В канун отъезда Уэллса в доме произошёл скандал. Глазастая молодёжь засекла, что уже под утро из спальни Муры на цыпочках вышел английский гость в нижнем белье. За утренним чаем это происшествие стало темой для остроумных пересудов с неудержимым хохотом. Андреева, не выдержав, сослалась на дела и уехала на службу. Уэллсу под градом насмешек молодёжи ничего не оставалось, как неуклюже подхохатывать. Мура держала на лице слегка смущённую улыбку. Горький сдерживался из последних сил. Ему было мучительно неловко за Уэллса: как истый британец, он, видимо, посчитал русского писателя за туземца, а у туземцев стало за обычай угощать дорого гостя, предлагая ему на ночь свою жену.
Он испытал громадное облегчение, когда надоевшие гости, подняв свои добротные европейские чемоданы-кофры, стали всё так же говорливо спускаться вниз.
Новая странность: Уэллс отправился из Петрограда в Лондон почему-то не через Ригу (обычный в те времена маршрут), а через Ревель. Он пообещал Муре навестить в Эстонии её детей и прислать ей письмо. Письмо действительно пришло, но не по почте, а с оказией — привёз его и таинственно вручил некий Эльдер, человечек с беспокойным утекающим взглядом (известный, к слову, сионист).
Скорей всего, за Эльдером следили так же плотно, как в своё время за Зиновием Пешковым. Осталось неизвестным, был ли он арестован. Но в доме Горького чекисты появились. Они приехали, выбрав момент, когда писатель во «Всемирной литературе» проводил какое-то совещание. Чекистов интересовала только комната Муры. Пока шёл обыск, она стояла, прислонившись к косяку, и, полуприкрыв веки, беспрерывно курила. Забрав какие-то бумаги, чекисты уехали. В другие комнаты они даже не заглянули.
В доме воцарилось угнетенное молчание. Молодёжь попряталась по своим углам. Было не до шуток. Все ждали возвращения хозяина.
Горький, узнав о налёте на его квартиру, пришёл в настоящую ярость. Главным виновником обыска он считал Зиновьева. Потеряв всякое терпение, он объявил, что едет в Москву, к Ленину.
Поехал Горький один и по обыкновению остановился на квартире Е. П. Пешковой.
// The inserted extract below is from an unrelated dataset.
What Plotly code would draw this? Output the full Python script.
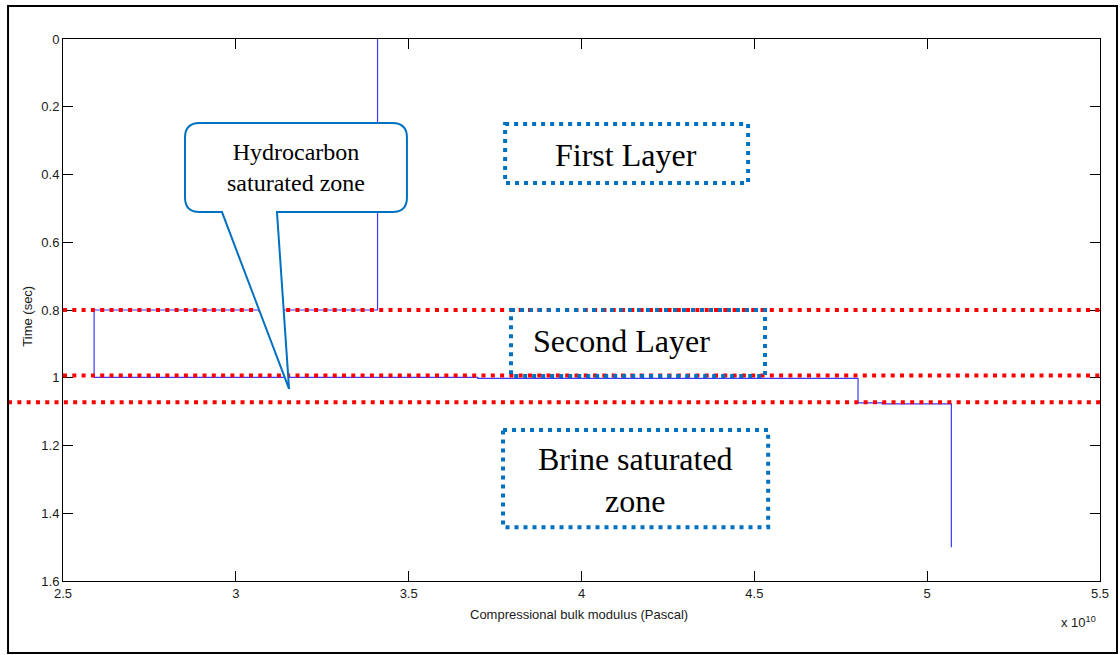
import plotly.graph_objects as go

# ---- data (x in units of 1e10 Pa, y in seconds) ----
modulus = [3.41, 3.41, 2.59, 2.59, 3.70, 3.70, 4.80, 4.80, 4.87, 4.87, 5.07, 5.07]
time_s = [0.0, 0.80, 0.80, 0.999, 0.999, 1.002, 1.002, 1.074, 1.074, 1.077, 1.077, 1.50]

boundaries = [0.80, 0.993, 1.072]          # red dotted layer boundaries
x_ticks = [2.5, 3, 3.5, 4, 4.5, 5, 5.5]
x_ticklabels = ["2.5", "3", "3.5", "4", "4.5", "5", "5.5"]
y_ticks = [0, 0.2, 0.4, 0.6, 0.8, 1.0, 1.2, 1.4, 1.6]
y_ticklabels = ["0", "0.2", "0.4", "0.6", "0.8", "1", "1.2", "1.4", "1.6"]

label_boxes = {  # text: (x0, x1, y0, y1, xc, yc)
    "First Layer": (3.779, 4.482, 0.251, 0.425, 4.129, 0.342),
    "Second Layer": (3.796, 4.531, 0.800, 0.995, 4.117, 0.891),
    "Brine saturated<br>zone": (3.773, 4.540, 1.154, 1.441, 4.155, 1.302),
}

SANS = "Liberation Sans Narrow, Arial Narrow, Liberation Sans, Arial"
SERIF = "Liberation Serif, Times New Roman, serif"
BOXBLUE = "#0070C0"

fig = go.Figure()
fig.add_trace(go.Scatter(x=modulus, y=time_s, mode="lines",
                         line=dict(color="#3a3aff", width=1.2), hoverinfo="skip",
                         showlegend=False))

shapes = []
# red dotted boundaries
for i, b in enumerate(boundaries):
    if i < 2:
        shapes.append(dict(type="line", xref="x", yref="y", x0=2.5, x1=5.5, y0=b, y1=b,
                           line=dict(color="#ff0000", width=4, dash="4px,5.3px")))
    else:
        shapes.append(dict(type="line", xref="paper", yref="y", x0=-0.053, x1=1.0, y0=b, y1=b,
                           line=dict(color="#ff0000", width=4, dash="4px,5.3px")))

annotations = []
for text, (x0, x1, y0, y1, xc, yc) in label_boxes.items():
    shapes.append(dict(type="rect", xref="x", yref="y", x0=x0, x1=x1, y0=y0, y1=y1,
                       line=dict(color=BOXBLUE, width=4, dash="4px,5px"),
                       fillcolor="rgba(0,0,0,0)"))
    annotations.append(dict(x=xc, y=yc, xref="x", yref="y", text=text, showarrow=False,
                            xanchor="center", yanchor="middle",
                            font=dict(family=SERIF, size=32, color="#000000"),
                            align="center"))

# callout (hydrocarbon)
cx0, cx1, cy0, cy1 = 2.853, 3.495, 0.248, 0.511
rx, ry = 0.042, 0.043
t1, tip_x, tip_y, t2 = 3.119, 3.154, 1.033, 2.960
path = (f"M {cx0+rx},{cy0} L {cx1-rx},{cy0} Q {cx1},{cy0} {cx1},{cy0+ry} "
        f"L {cx1},{cy1-ry} Q {cx1},{cy1} {cx1-rx},{cy1} "
        f"L {t1},{cy1} L {tip_x},{tip_y} L {t2},{cy1} "
        f"L {cx0+rx},{cy1} Q {cx0},{cy1} {cx0},{cy1-ry} "
        f"L {cx0},{cy0+ry} Q {cx0},{cy0} {cx0+rx},{cy0} Z")
shapes.append(dict(type="path", xref="x", yref="y", path=path,
                   fillcolor="#ffffff", line=dict(color=BOXBLUE, width=2)))
annotations.append(dict(x=3.174, y=0.378, xref="x", yref="y",
                        text="Hydrocarbon<br>saturated zone", showarrow=False,
                        xanchor="center", yanchor="middle",
                        font=dict(family=SERIF, size=24, color="#000000"), align="center"))

# outer frame
shapes.append(dict(type="rect", xref="paper", yref="paper", x0=-0.053, x1=1.0164,
                   y0=-0.1328, y1=1.0609, line=dict(color="#000000", width=2)))

# axis titles
annotations.append(dict(xref="paper", yref="paper", x=0.498, y=-0.061,
                        xanchor="center", yanchor="middle",
                        text="Compressional bulk modulus (Pascal)", showarrow=False,
                        font=dict(family=SANS, size=13, color="#1a1a1a")))
annotations.append(dict(xref="paper", yref="paper", x=-0.034, y=0.489, textangle=-90,
                        xanchor="center", yanchor="middle",
                        text="Time (sec)", showarrow=False,
                        font=dict(family=SANS, size=13, color="#1a1a1a")))
annotations.append(dict(xref="paper", yref="paper", x=0.979, y=-0.076,
                        xanchor="center", yanchor="middle",
                        text="x 10<sup>10</sup>", showarrow=False,
                        font=dict(family=SANS, size=13, color="#1a1a1a")))

fig.update_layout(
    width=1120, height=655,
    margin=dict(l=63, r=20, t=39, b=74),
    paper_bgcolor="#ffffff", plot_bgcolor="#ffffff",
    shapes=shapes, annotations=annotations, showlegend=False,
    xaxis=dict(range=[2.5, 5.5], tickvals=x_ticks, ticktext=x_ticklabels,
               showgrid=False, zeroline=False, showline=True, linecolor="#000000",
               linewidth=1, mirror="allticks", ticks="inside", ticklen=10,
               tickcolor="#000000", tickfont=dict(family=SANS, size=13, color="#1a1a1a")),
    yaxis=dict(range=[1.6, 0], tickvals=y_ticks, ticktext=y_ticklabels,
               showgrid=False, zeroline=False, showline=True, linecolor="#000000",
               linewidth=1, mirror="allticks", ticks="inside", ticklen=10,
               tickcolor="#000000", tickfont=dict(family=SANS, size=13, color="#1a1a1a")),
)

fig.write_html("out.html")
Всё здесь ему было знакомо до мелочей. На Воздвиженке он жил до разрыва с первой семьёй. В этих стенах он перенёс события бурного 1905 года. Тогда здесь было многолюдно. Квартира писателя день и ночь охранялась грузинами-боевиками, вооружёнными с головы до ног. Опасались налёта «чёрной сотни»…
Всякий раз, приезжая в Москву, Алексей Максимович испытывал волнение.
Москва, раскидистая, вся в садах, с огромными старинными усадьбами, ничем не походила на град Петра с его дворцами, набережными, проспектами. Если в северной столице заключался мозг России, то в Москве — её русское сердце.